When we moved from Chicago to Oak Park, it didn’t take me long to discover The Newcomers Club. With no friends but neighbors, I eagerly eased into a new community of moms that met for lunch, took the kids on the road and dressed up for nights out on the town with our husbands.
Overjoyed with my new crowd of contacts, I invited a new neighbor to join us. “Thanks, but I have enough friends,” Colleen said.
At the time I thought: Who can ever have enough friends?
That was before Facebook, LinkedIn and MySpace.
While it’s okay to flood your databanks and profiles with friends and connections, how do you make the most of these virtual and personal relationships?
Every January and September, I find myself setting off in search of new friends and connections. So far, I’ve regrouped with two groups, had lunch a bunch and made plans for more fun things to do in February.
Today I stopped to wonder- before I decided to attend yet another group’s meeting . . . Where is this all going?
What’s the purpose? How many business cards or surface friends do you need? How do you manage your connections, stay in touch and contribute to nurturing the relationship? Who do you care about? Clients, prospects, friends, professional peers?
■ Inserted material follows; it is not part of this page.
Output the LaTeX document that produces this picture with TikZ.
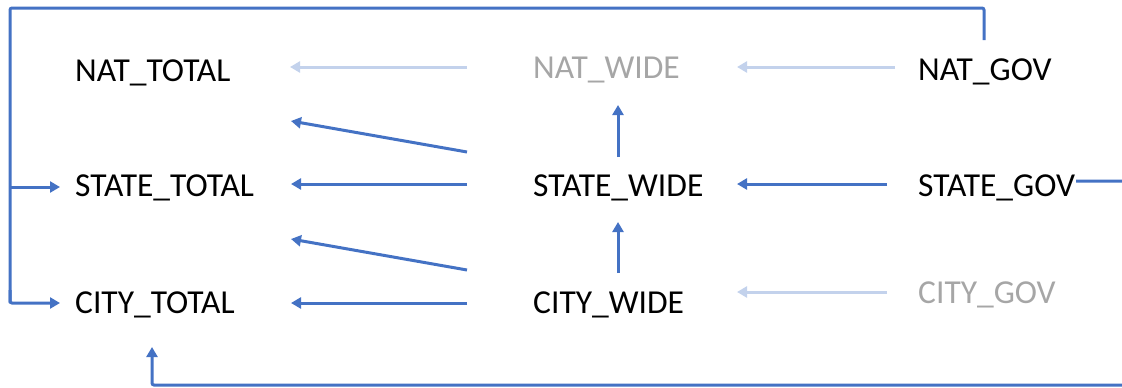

Like it or not, your friends and contacts reflect who you are. Seeing who you’re linked to online reveals your networking profile. Hundreds of contacts means that you’re worth seeking out or maybe that you’re not too discerning about who you’re friends with. For most of us, it’s easy to ignore MySpace friend requests from Elvis impersonators – any friend you accept becomes part of your virtual brand identity.
In thinking about how to manage your online and personal personas, I came up with these thoughts:
– Take inventory of your LinkedIn, Facebook and MySpace connections to see who stands out as someone you’d like to get to know better
– Respond right away when a request comes in and think twice about accepting anyone – send a message to them first to see how they found you – if they don’t respond, then don’t accept
– Have an opt-in email list? What would happen if you called every new subscriber to welcome them? You might shock them! And, your relationship would be much warmer.
– Categorize your contacts into personal, collaborative, prospect, client
– Connect with each category via phone calls, emails, direct mail, updates and messages on their site/blog
– Regroup your list and look for areas to fill in: additional industry connections, people you admire and joint venture partners
– Set goals for your contact circle: it’s not about 50 versus 500 or 5,000, it’s about how you want to interface and with who
– Prioritize your personal connections: when a friend called to ask about how to fill out college funding applications, we realized we hadn’t seen each other for over a year. That’s too long. One of my 2008 goals is to make a list of friends/family I’d like to talk to – with their phone numbers – and then call one a week. Sometimes we’ll get together and sometimes we’ll talk, but it won’t take a year to get an update.
How do you manage your personal and professional relationships?